Receive tokens as they are generated using server-sent events (SSE).

Why stream?

Without streaming, the API waits until the entire response is generated before returning it. For long outputs this can feel slow. With streaming, tokens arrive as soon as they are generated — typically within milliseconds of the first token — which makes the application feel responsive and allows you to display a typing indicator effect.

Python

Pass stream=True to chat.completions.create and iterate over the returned object.

import os
from openai import OpenAI

client = OpenAI(
    base_url="https://ai.gabforge.ai/v1",
    api_key=os.environ["GABFORGE_API_KEY"],
)

stream = client.chat.completions.create(
    model="gabforge-coder",
    messages=[{"role": "user", "content": "Explain the GIL in CPython."}],
    stream=True,
)

# Each chunk contains a delta with the new token(s)
for chunk in stream:
    delta = chunk.choices[0].delta
    if delta.content is not None:
        print(delta.content, end="", flush=True)

print()

JavaScript (Node.js)

The for await...of loop processes each chunk as it arrives.

import OpenAI from "openai";

const client = new OpenAI({
  baseURL: "https://ai.gabforge.ai/v1",
  apiKey: process.env.GABFORGE_API_KEY,
});

const stream = await client.chat.completions.create({
  model: "gabforge-coder",
  messages: [{ role: "user", content: "Explain the GIL in CPython." }],
  stream: true,
});

for await (const chunk of stream) {
  const content = chunk.choices[0]?.delta?.content ?? "";
  process.stdout.write(content);
}
console.log();

Raw SSE format

If you are not using an SDK, each chunk in the HTTP response body is a data: line containing JSON. The stream terminates with data: [DONE].

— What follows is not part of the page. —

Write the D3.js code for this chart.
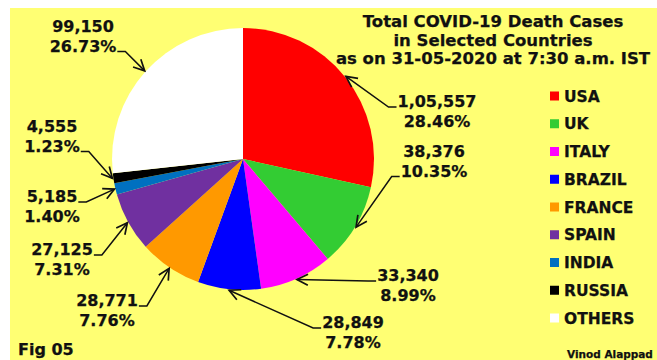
<!DOCTYPE html>
<html>
<head>
<meta charset="utf-8">
<script src="https://cdn.jsdelivr.net/npm/d3@7"></script>
<style>
  html, body { margin: 0; padding: 0; background: #fff; }
  svg { display: block; }
  text { font-family: "DejaVu Sans", Verdana, sans-serif; font-weight: bold; fill: #111; stroke: #111; stroke-width: 0.25; }
</style>
</head>
<body>
<svg id="chart" width="657" height="360"></svg>
<script>
// Total COVID-19 deaths by country, 31-05-2020 07:30 IST
const countries = ["USA", "UK", "ITALY", "BRAZIL", "FRANCE", "SPAIN", "INDIA", "RUSSIA", "OTHERS"];
const deaths = [105557, 38376, 33340, 28849, 28771, 27125, 5185, 4555, 99150];
const sliceColors = ["#ff0000", "#33cc33", "#ff00ff", "#0000ff", "#ff9900", "#7030a0", "#0070c0", "#000000", "#ffffff"];
const titleLines = ["Total COVID-19 Death Cases", "in Selected Countries", "as on 31-05-2020 at 7:30 a.m. IST"];

// Where each value label sits and which of its lines the arrow leaves from
const labelLayout = {
  USA:    { cx: 437, y: 107, line: 0, side: "start" },
  UK:     { cx: 434, y: 157, line: 1, side: "start" },
  ITALY:  { cx: 408, y: 281, line: 0, side: "start" },
  BRAZIL: { cx: 353, y: 328, line: 0, side: "start" },
  FRANCE: { cx: 107, y: 306, line: 0, side: "end" },
  SPAIN:  { cx: 62,  y: 255, line: 0, side: "end" },
  INDIA:  { cx: 52,  y: 202, line: 0, side: "end" },
  RUSSIA: { cx: 52,  y: 132, line: 1, side: "end" },
  OTHERS: { cx: 83,  y: 32,  line: 1, side: "end" }
};

const svg = d3.select("#chart");
const W = 657, H = 360;

// yellow panel
svg.append("rect").attr("x", 10).attr("y", 8).attr("width", W - 10).attr("height", H - 8)
  .attr("fill", "#ffff73");

const data = countries.map((c, i) => ({ name: c, value: deaths[i], color: sliceColors[i] }));
const total = d3.sum(deaths);
const indian = d3.formatLocale({ decimal: ".", thousands: ",", grouping: [3, 2], currency: ["", ""] }).format(",");
const pct = d3.format(".2f");

const cx = 243, cy = 159, R = 131;
const pie = d3.pie().sort(null).value(d => d.value);
const arc = d3.arc().innerRadius(0).outerRadius(R);
const arcs = pie(data);

const g = svg.append("g").attr("transform", `translate(${cx},${cy})`);
g.selectAll("path.slice").data(arcs).join("path")
  .attr("class", "slice")
  .attr("d", arc)
  .attr("fill", d => d.data.color);

// open arrowhead
svg.append("defs").append("marker")
  .attr("id", "head").attr("markerUnits", "userSpaceOnUse")
  .attr("markerWidth", 16).attr("markerHeight", 16)
  .attr("refX", 12).attr("refY", 8).attr("orient", "auto")
  .append("path").attr("d", "M1,2.5 L12,8 L1,13.5")
  .attr("fill", "none").attr("stroke", "#111").attr("stroke-width", 1.7);

const lineH = 19.5;
const fs = 16;

arcs.forEach(a => {
  const L = labelLayout[a.data.name];
  const lines = [indian(a.data.value), pct(a.data.value / total * 100) + "%"];
  const tg = svg.append("g");
  const texts = lines.map((s, i) => tg.append("text")
    .attr("x", L.cx).attr("y", L.y + i * lineH)
    .attr("text-anchor", "middle").attr("font-size", fs).text(s));
  const t = texts[L.line].node();
  const w = t.getComputedTextLength();
  const by = L.y + L.line * lineH;
  const sx = L.side === "start" ? L.cx - w / 2 - 1 : L.cx + w / 2 + 1;
  const ex = L.side === "start" ? sx - 8 : sx + 8;
  const mid = (a.startAngle + a.endAngle) / 2;
  const tipR = R + 1;
  const tx = cx + Math.sin(mid) * tipR, ty = cy - Math.cos(mid) * tipR;
  svg.append("path")
    .attr("d", d3.line()([[sx, by], [ex, by], [tx, ty]]))
    .attr("fill", "none").attr("stroke", "#111").attr("stroke-width", 1.5)
    .attr("marker-end", "url(#head)");
});

// title
svg.append("g").selectAll("text").data(titleLines).join("text")
  .attr("x", 493).attr("y", (d, i) => 27 + i * 18.5)
  .attr("text-anchor", "middle").attr("font-size", 16.5).text(d => d);

// legend
const legY = d3.scalePoint().domain(countries).range([96, 318]);
const leg = svg.append("g").selectAll("g").data(data).join("g")
  .attr("transform", d => `translate(550,${legY(d.name)})`);
leg.append("rect").attr("x", 0).attr("y", -4.5).attr("width", 9).attr("height", 9)
  .attr("fill", d => d.color);
leg.append("text").attr("x", 14).attr("y", 5.5).attr("font-size", 15.5).text(d => d.name);

// footer
svg.append("text").attr("x", 18).attr("y", 355).attr("font-size", 16).text("Fig 05");
svg.append("text").attr("x", 567).attr("y", 358).attr("font-size", 10.5).text("Vinod Alappad");
</script>
</body>
</html>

data: {"choices":[{"delta":{"content":"The"},"index":0}]}

data: {"choices":[{"delta":{"content":" GIL"},"index":0}]}

data: {"choices":[{"delta":{"content":" is"},"index":0}]}

data: [DONE]

Tips

  • Token usage is not included in streaming chunks — count tokens client-side or use a separate non-streaming call for billing estimates.
  • For web apps, forward the stream from your server to the browser via a chunked HTTP response — do not buffer it server-side.
  • Always guard against delta.content being None — the first and last chunks often contain only role/finish_reason metadata.